Marketplace Pulse: Marketplace Shifts as National Carriers Withdraw
The Marketplace Pulse series provides expert insights on timely policy topics related to the health insurance marketplaces. The series, authored by RWJF Senior Policy Adviser Katherine Hempstead, analyzes changes in the individual market; shifting carrier trends; nationwide insurance data; and more to help states, researchers, and policymakers better understand the pulse of the marketplace.
A season of tumultuous changes was capped off by the recent announcement that the Administration would immediately suspend payments to carriers for cost sharing reductions (CSRs). This announcement gave rise to a hurried set of re-filings so that all states could “load” the CSR costs onto the silver premiums. There is no way to protect against the loss of CSR payments in 2017, which carriers will have to endure in the short run. While there is still the potential for exit, as of this writing it appears that there will be at least one insurer serving every county in marketplaces established through the Affordable Care Act (ACA).
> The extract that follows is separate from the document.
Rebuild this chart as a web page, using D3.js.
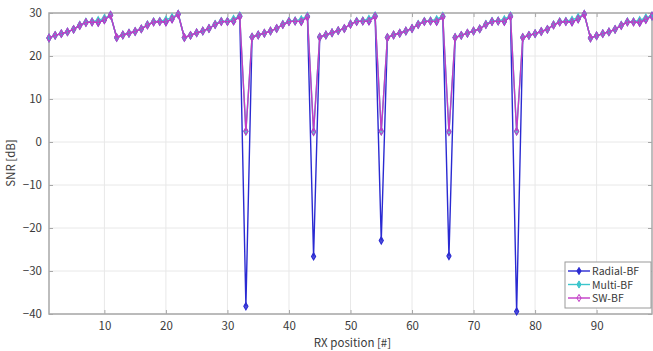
<!DOCTYPE html>
<html>
<head>
<meta charset="utf-8">
<script src="https://cdn.jsdelivr.net/npm/d3@7"></script>
<style>
body { margin: 0; background: #fff; }
text { font-family: "Noto Sans CJK JP", "Noto Sans", sans-serif; fill: #3a3a3a; }
</style>
</head>
<body>
<script>
var width = 653;
var height = 351;

// RX positions 1..99
var rxPos = d3.range(1, 100);

var radialBF = [
  24.2, 24.8, 25.2, 25.6, 26.2, 27.1, 27.8, 27.9, 27.8, 28.4, 29.5,
  24.3, 24.9, 25.3, 25.7, 26.3, 27.2, 27.9, 28.0, 27.9, 28.6, 29.7,
  24.3, 24.8, 25.4, 25.8, 26.4, 27.3, 28.0, 28.0, 28.1, 29.2, -38.2,
  24.4, 24.9, 25.3, 25.8, 26.4, 27.3, 28.0, 28.1, 28.0, 29.1, -26.6,
  24.4, 24.9, 25.4, 25.9, 26.4, 27.4, 28.0, 28.1, 28.1, 29.2, -22.9,
  24.3, 24.9, 25.3, 25.8, 26.4, 27.3, 28.0, 28.1, 28.0, 29.1, -26.5,
  24.3, 24.8, 25.3, 25.8, 26.3, 27.3, 28.0, 28.1, 28.0, 29.2, -39.4,
  24.3, 24.8, 25.2, 25.7, 26.2, 27.2, 27.9, 28.0, 27.9, 28.6, 29.7,
  24.2, 24.7, 25.2, 25.6, 26.2, 27.1, 27.9, 27.9, 27.8, 28.5, 29.3
];

var multiBF = [
  24.2, 24.8, 25.2, 25.6, 26.2, 27.2, 27.9, 28.0, 28.3, 28.8, 29.5,
  24.3, 24.9, 25.3, 25.7, 26.3, 27.3, 28.0, 28.1, 28.4, 29.0, 29.7,
  24.3, 24.8, 25.4, 25.8, 26.4, 27.4, 28.1, 28.1, 28.6, 29.4, 2.5,
  24.4, 24.9, 25.3, 25.8, 26.4, 27.4, 28.1, 28.2, 28.5, 29.3, 2.4,
  24.4, 24.9, 25.4, 25.9, 26.4, 27.5, 28.1, 28.2, 28.6, 29.4, 2.5,
  24.3, 24.9, 25.3, 25.8, 26.4, 27.4, 28.1, 28.2, 28.5, 29.3, 2.4,
  24.3, 24.8, 25.3, 25.8, 26.3, 27.4, 28.1, 28.2, 28.5, 29.4, 2.5,
  24.3, 24.8, 25.2, 25.7, 26.2, 27.3, 28.0, 28.1, 28.4, 29.0, 29.7,
  24.2, 24.7, 25.2, 25.6, 26.2, 27.2, 28.0, 28.0, 28.3, 28.9, 29.3
];

var swBF = [
  24.2, 24.8, 25.2, 25.6, 26.2, 27.1, 27.8, 27.9, 27.8, 28.4, 29.5,
  24.3, 24.9, 25.3, 25.7, 26.3, 27.2, 27.9, 28.0, 27.9, 28.6, 29.7,
  24.3, 24.8, 25.4, 25.8, 26.4, 27.3, 28.0, 28.0, 28.1, 29.2, 2.5,
  24.4, 24.9, 25.3, 25.8, 26.4, 27.3, 28.0, 28.1, 28.0, 29.1, 2.4,
  24.4, 24.9, 25.4, 25.9, 26.4, 27.4, 28.0, 28.1, 28.1, 29.2, 2.5,
  24.3, 24.9, 25.3, 25.8, 26.4, 27.3, 28.0, 28.1, 28.0, 29.1, 2.4,
  24.3, 24.8, 25.3, 25.8, 26.3, 27.3, 28.0, 28.1, 28.0, 29.2, 2.5,
  24.3, 24.8, 25.2, 25.7, 26.2, 27.2, 27.9, 28.0, 27.9, 28.6, 29.7,
  24.2, 24.7, 25.2, 25.6, 26.2, 27.1, 27.9, 27.9, 27.8, 28.5, 29.3
];

var seriesNames = ["Radial-BF", "Multi-BF", "SW-BF"];
var seriesColors = ["#2a2ad2", "#3cc6cc", "#c23cc6"];
var xTicks = [10, 20, 30, 40, 50, 60, 70, 80, 90];
var yTicks = [-40, -30, -20, -10, 0, 10, 20, 30];

var margin = { top: 13, right: 1, bottom: 37, left: 49 };
var pw = width - margin.left - margin.right;
var ph = height - margin.top - margin.bottom;

var svg = d3.select("body").append("svg")
  .attr("width", width)
  .attr("height", height);

var x = d3.scaleLinear().domain([1, 99]).range([0, pw]);
var y = d3.scaleLinear().domain([-40, 30]).range([ph, 0]);

var g = svg.append("g").attr("transform", "translate(" + margin.left + "," + margin.top + ")");

// grid
g.append("g").selectAll("line").data(xTicks).enter().append("line")
  .attr("x1", d => x(d)).attr("x2", d => x(d))
  .attr("y1", 0).attr("y2", ph)
  .attr("stroke", "#e8e8e8");
g.append("g").selectAll("line").data(yTicks).enter().append("line")
  .attr("x1", 0).attr("x2", pw)
  .attr("y1", d => y(d)).attr("y2", d => y(d))
  .attr("stroke", "#e8e8e8");

// axes
var axisColor = "#a8a8a8";
function styleAxis(sel) {
  sel.select(".domain").remove();
  sel.selectAll(".tick line").attr("stroke", axisColor);
  sel.selectAll(".tick text").style("font-size", "11.5px").attr("fill", "#3a3a3a");
}
g.append("g").attr("transform", "translate(0," + ph + ")")
  .call(d3.axisBottom(x).tickValues(xTicks).tickSize(-4).tickPadding(8))
  .call(styleAxis);
g.append("g")
  .call(d3.axisTop(x).tickValues(xTicks).tickSize(-4).tickFormat(""))
  .call(styleAxis);
g.append("g")
  .call(d3.axisLeft(y).tickValues(yTicks).tickSize(-4).tickPadding(7))
  .call(styleAxis);
g.append("g").attr("transform", "translate(" + pw + ",0)")
  .call(d3.axisRight(y).tickValues(yTicks).tickSize(-4).tickFormat(""))
  .call(styleAxis);

g.append("rect")
  .attr("x", 0).attr("y", 0).attr("width", pw).attr("height", ph)
  .attr("fill", "none").attr("stroke", axisColor).attr("stroke-width", 1.5);

// series
var allSeries = [radialBF, multiBF, swBF];
var line = d3.line().x((d, i) => x(rxPos[i])).y(d => y(d));
var diamond = d3.symbol().type(d3.symbolDiamond).size(15);

allSeries.forEach(function (vals, k) {
  var sg = g.append("g");
  sg.append("path").datum(vals)
    .attr("d", line)
    .attr("fill", "none")
    .attr("stroke", seriesColors[k])
    .attr("stroke-width", 1.4);
  sg.selectAll("path.m").data(vals).enter().append("path")
    .attr("class", "m")
    .attr("d", diamond)
    .attr("transform", (d, i) => "translate(" + x(rxPos[i]) + "," + y(d) + ")")
    .attr("fill", k == 2 ? "none" : seriesColors[k])
    .attr("fill-opacity", 0.8)
    .attr("stroke", seriesColors[k])
    .attr("stroke-width", 1.1);
});

// legend
var lg = svg.append("g").attr("transform", "translate(565,262)");
lg.append("rect").attr("width", 86).attr("height", 46)
  .attr("fill", "#fff").attr("stroke", "#9a9a9a");
seriesNames.forEach(function (name, k) {
  var ly = 9 + k * 13.5;
  lg.append("line").attr("x1", 3).attr("x2", 25).attr("y1", ly).attr("y2", ly)
    .attr("stroke", seriesColors[k]).attr("stroke-width", 1.4);
  lg.append("path").attr("d", diamond)
    .attr("transform", "translate(14," + ly + ")")
    .attr("fill", k == 2 ? "none" : seriesColors[k])
    .attr("stroke", seriesColors[k]);
  lg.append("text").attr("x", 27).attr("y", ly + 4)
    .style("font-size", "10.5px").text(name);
});

// axis labels
svg.append("text")
  .attr("x", margin.left + pw / 2 + 2).attr("y", 347)
  .attr("text-anchor", "middle").style("font-size", "11.5px")
  .text("RX position [#]");
svg.append("text")
  .attr("transform", "translate(15,163) rotate(-90)")
  .attr("text-anchor", "middle").style("font-size", "11.5px")
  .text("SNR [dB]");
</script>
</body>
</html>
But it has certainly been a tough season. The percentage of counties with only one carrier increased notably, from about one-third in 2017 to close to one-half for 2018. About one-fourth of the population lives in a county that will be served by one carrier. Most market-watchers know that exits exceeded entries, by a large factor. Approximately 1,500 county level marketplace exits were announced in advance of the 2018 plan year, as compared with only about 200 entries. Yet at the same time it could be argued that progress toward a stable and healthy equilibrium is currently quite tentative.
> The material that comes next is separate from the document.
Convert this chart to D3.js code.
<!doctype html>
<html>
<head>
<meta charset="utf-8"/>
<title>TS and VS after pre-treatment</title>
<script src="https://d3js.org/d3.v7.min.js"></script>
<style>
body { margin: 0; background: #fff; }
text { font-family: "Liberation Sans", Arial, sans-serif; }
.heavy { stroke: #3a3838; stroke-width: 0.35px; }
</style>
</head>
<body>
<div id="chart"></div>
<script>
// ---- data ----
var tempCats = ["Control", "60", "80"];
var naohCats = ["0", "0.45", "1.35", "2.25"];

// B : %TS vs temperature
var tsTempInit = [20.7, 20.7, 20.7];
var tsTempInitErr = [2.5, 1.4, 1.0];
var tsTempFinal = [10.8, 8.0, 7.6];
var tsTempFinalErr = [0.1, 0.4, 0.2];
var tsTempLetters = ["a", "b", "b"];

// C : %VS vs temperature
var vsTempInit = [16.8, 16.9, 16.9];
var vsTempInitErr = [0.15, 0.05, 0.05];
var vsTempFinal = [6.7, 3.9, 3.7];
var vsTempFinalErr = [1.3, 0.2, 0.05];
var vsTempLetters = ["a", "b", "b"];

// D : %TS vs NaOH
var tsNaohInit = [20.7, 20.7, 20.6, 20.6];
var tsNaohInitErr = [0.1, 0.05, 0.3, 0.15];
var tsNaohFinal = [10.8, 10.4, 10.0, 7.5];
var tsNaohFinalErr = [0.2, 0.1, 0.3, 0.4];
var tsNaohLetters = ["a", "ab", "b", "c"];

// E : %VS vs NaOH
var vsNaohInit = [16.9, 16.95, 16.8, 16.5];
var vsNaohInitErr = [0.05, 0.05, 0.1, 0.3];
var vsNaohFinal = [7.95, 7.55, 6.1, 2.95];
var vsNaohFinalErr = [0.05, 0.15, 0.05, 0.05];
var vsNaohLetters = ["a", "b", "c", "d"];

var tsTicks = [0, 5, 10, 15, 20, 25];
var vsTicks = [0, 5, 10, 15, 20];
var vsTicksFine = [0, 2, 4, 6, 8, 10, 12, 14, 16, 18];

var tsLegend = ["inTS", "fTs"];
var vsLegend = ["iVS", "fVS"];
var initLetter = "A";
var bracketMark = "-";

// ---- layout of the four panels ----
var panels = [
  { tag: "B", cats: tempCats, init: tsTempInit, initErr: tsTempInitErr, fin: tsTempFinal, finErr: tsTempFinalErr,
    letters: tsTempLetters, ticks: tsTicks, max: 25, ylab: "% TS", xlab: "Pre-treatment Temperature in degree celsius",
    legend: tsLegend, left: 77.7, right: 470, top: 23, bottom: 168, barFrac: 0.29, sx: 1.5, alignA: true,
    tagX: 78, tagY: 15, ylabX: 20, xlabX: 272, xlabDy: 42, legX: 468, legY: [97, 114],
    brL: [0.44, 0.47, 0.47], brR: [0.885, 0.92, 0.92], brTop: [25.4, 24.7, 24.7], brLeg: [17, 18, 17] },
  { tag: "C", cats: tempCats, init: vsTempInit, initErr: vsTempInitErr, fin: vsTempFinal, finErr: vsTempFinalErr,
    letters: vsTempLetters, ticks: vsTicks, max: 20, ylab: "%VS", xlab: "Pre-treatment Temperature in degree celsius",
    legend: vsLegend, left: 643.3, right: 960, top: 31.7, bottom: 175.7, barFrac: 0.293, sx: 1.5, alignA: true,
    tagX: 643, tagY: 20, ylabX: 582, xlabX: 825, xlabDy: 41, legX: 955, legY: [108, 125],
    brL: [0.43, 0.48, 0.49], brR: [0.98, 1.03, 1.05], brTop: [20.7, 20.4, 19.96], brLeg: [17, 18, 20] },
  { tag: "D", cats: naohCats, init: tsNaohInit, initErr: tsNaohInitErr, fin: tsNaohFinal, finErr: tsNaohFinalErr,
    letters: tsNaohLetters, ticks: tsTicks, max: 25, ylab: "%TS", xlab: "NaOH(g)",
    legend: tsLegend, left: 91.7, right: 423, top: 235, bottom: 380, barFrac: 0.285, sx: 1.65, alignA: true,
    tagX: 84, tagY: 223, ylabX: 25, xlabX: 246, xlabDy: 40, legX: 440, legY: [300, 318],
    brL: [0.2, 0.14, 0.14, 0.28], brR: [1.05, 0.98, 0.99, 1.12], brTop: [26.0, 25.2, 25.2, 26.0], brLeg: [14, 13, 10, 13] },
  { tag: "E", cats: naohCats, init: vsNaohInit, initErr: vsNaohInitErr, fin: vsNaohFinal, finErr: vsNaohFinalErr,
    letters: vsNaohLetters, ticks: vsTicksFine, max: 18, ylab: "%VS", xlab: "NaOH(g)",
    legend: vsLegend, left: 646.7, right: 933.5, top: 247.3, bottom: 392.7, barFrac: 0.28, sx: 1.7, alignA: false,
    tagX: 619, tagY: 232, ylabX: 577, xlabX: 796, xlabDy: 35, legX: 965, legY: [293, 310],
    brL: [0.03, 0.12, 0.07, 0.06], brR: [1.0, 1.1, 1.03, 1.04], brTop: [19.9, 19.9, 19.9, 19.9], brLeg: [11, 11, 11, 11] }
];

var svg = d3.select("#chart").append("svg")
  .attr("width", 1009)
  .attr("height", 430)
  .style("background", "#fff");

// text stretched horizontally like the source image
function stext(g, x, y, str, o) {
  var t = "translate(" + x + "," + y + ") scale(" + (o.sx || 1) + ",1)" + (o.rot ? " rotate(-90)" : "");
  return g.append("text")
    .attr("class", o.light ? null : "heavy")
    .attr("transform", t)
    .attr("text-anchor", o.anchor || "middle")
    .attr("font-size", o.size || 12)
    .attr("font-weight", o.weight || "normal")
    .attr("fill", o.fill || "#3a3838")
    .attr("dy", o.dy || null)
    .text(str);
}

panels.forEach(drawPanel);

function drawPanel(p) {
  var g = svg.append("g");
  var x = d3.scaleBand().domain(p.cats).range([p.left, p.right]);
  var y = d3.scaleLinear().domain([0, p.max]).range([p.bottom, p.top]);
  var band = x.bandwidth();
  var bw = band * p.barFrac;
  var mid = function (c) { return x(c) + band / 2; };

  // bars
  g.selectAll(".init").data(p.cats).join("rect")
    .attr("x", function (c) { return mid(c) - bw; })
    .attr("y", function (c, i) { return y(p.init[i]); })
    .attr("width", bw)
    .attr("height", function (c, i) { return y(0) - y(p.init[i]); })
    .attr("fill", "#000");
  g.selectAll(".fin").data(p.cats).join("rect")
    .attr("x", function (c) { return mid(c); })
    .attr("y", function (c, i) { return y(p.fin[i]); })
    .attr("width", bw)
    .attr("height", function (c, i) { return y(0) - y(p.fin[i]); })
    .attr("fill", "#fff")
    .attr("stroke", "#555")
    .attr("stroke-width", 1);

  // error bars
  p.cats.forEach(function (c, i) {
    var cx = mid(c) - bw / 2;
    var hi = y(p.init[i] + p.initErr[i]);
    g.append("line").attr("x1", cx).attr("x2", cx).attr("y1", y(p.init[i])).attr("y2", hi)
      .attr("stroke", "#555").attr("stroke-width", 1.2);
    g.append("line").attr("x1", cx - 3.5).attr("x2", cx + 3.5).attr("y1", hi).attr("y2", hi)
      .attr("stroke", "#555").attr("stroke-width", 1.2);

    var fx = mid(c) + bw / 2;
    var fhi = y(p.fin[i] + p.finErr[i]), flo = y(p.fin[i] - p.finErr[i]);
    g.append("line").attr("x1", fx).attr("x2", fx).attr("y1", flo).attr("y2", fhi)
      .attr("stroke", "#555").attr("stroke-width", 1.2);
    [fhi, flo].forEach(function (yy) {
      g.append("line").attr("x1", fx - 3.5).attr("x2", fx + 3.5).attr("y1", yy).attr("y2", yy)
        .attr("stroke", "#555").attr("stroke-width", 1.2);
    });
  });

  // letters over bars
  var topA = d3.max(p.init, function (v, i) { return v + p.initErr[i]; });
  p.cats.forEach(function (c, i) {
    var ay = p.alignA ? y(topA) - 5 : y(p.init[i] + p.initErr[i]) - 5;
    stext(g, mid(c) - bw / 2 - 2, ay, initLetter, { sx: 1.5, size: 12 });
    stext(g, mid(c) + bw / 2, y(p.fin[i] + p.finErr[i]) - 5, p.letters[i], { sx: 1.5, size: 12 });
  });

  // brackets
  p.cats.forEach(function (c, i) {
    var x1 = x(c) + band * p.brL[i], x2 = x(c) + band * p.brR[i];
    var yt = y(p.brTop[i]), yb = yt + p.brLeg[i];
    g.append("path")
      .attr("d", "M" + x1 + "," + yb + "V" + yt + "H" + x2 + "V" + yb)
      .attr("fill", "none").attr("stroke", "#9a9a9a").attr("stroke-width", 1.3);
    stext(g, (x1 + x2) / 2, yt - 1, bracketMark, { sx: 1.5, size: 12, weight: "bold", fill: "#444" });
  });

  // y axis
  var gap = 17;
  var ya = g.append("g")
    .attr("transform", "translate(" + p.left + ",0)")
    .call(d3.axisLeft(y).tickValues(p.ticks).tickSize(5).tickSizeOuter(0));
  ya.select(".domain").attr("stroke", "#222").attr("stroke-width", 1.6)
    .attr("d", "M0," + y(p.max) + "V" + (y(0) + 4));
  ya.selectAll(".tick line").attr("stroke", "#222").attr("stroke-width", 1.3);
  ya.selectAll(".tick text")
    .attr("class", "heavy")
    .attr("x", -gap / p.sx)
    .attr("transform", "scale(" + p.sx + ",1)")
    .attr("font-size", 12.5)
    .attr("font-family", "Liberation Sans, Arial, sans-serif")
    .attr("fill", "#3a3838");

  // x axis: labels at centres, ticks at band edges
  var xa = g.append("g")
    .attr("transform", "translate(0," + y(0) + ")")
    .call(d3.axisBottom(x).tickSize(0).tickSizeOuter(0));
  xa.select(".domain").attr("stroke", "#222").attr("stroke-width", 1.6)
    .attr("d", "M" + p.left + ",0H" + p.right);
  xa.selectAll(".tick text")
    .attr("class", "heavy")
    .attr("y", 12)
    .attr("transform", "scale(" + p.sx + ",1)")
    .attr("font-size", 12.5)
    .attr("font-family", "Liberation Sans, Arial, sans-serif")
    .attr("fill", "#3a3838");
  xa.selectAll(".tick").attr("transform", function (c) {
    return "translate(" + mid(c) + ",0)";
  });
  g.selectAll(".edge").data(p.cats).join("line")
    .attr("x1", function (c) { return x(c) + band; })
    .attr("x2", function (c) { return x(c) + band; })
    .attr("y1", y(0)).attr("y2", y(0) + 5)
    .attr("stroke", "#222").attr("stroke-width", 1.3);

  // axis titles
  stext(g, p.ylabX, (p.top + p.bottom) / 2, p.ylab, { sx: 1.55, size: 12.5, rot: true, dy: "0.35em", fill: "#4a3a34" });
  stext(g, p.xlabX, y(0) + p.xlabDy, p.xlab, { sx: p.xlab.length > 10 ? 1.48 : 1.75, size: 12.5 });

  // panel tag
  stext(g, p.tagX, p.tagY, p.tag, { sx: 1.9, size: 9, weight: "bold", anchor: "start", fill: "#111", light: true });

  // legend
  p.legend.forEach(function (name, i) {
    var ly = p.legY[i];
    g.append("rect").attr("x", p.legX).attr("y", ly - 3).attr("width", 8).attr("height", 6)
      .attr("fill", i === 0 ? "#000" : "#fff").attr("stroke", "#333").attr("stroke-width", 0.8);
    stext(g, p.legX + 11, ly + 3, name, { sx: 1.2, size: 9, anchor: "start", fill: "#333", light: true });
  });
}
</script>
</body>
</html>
Measuring Winners and Losers
State Participation: Most States Saw at Least Some Change
One useful way to measure participation is to look at the net change in the number of carriers at the state level. Another is to think about what is happening inside states, in terms of the net number of county-level entries and exits. By combining the two, we can provide a useful scale to roughly assess how much change took place.
By this measure, for 2018, about 40 percent of states will have as much or more carrier participation as they did in 2017. More specifically:
- Two states actually gained a carrier (New Jersey and Alabama)
- 18 states reported no change
- 20 states had a moderate reduction in carrier participation
- 11 states had a major change
Painting With a Broad Brush
Yet this measure paints with a broad brush. For example, Wisconsin lost three carriers this year, but still has more than any other state except New York. By the same token, some states that reported no change in fact had no carriers to spare, having bottomed out in prior years. While many well-performing markets, such as Washington, D.C., New Mexico, and Connecticut, saw continued participation from all of their carriers, other states with similar characteristics lost carriers, for example Maryland, Massachusetts, and New Hampshire.
Marketplace Shifts as National Carriers Withdraw
Local players—Blues, regional carriers, and provider–sponsored plans—now dominate the individual market. The national commercial segment has almost completely exited the individual market, and now has the smallest participation at the county level.
While participation did not increase in any carrier segment, it declined the least among the Medicaid Managed Care Organizations (MMCO). Centene clearly eclipsed all others with more than 100 entries into new counties for 2018, accounting for about half of all county-level market entries. Yet despite the attention given to this expansion, the MMCO category currently comprises less than 20 percent of the market as measured by county filings.
New Jersey (Oscar) and Alabama (Bright Health) both gained carriers that are relatively new to the industry. New Jersey and Alabama don't have much in common, but both have not-for-profit statewide Blues plans that are highly unlikely to desert their individual markets, and both states have already seen entry and exit in previous years. While most commercial carriers appear to have moved on, these entries suggest at least a modicum of interest remains in the individual market. Many will be watching to see whether this signals the beginning of a new wave of market competition or the shaggy end of an exodus.
Where We’re Headed
The prospects for these new players reflect tensions for the market as a whole. Clearly the massive number of net exits signals a retrenchment by many market participants in 2018, resulting in shrinking of territorial footprints and outright withdrawal by large parts of the industry. For a variety of reasons, including attempts to repeal the ACA, the potential of the individual market has not yet been fully realized. Yet, it still remains the source of coverage for millions of people. Many believe that with the right policy environment, the innate demand and societal need exist for a thriving and much larger individual insurance market. And were this to take place, reversals in these recent carrier participation patterns may well occur. The resilience of the market to repeated challenges gives some credence to this thought and some hope for the future.
Underlying data drawn from HIX Compare, a project of the Robert Wood Johnson Foundation.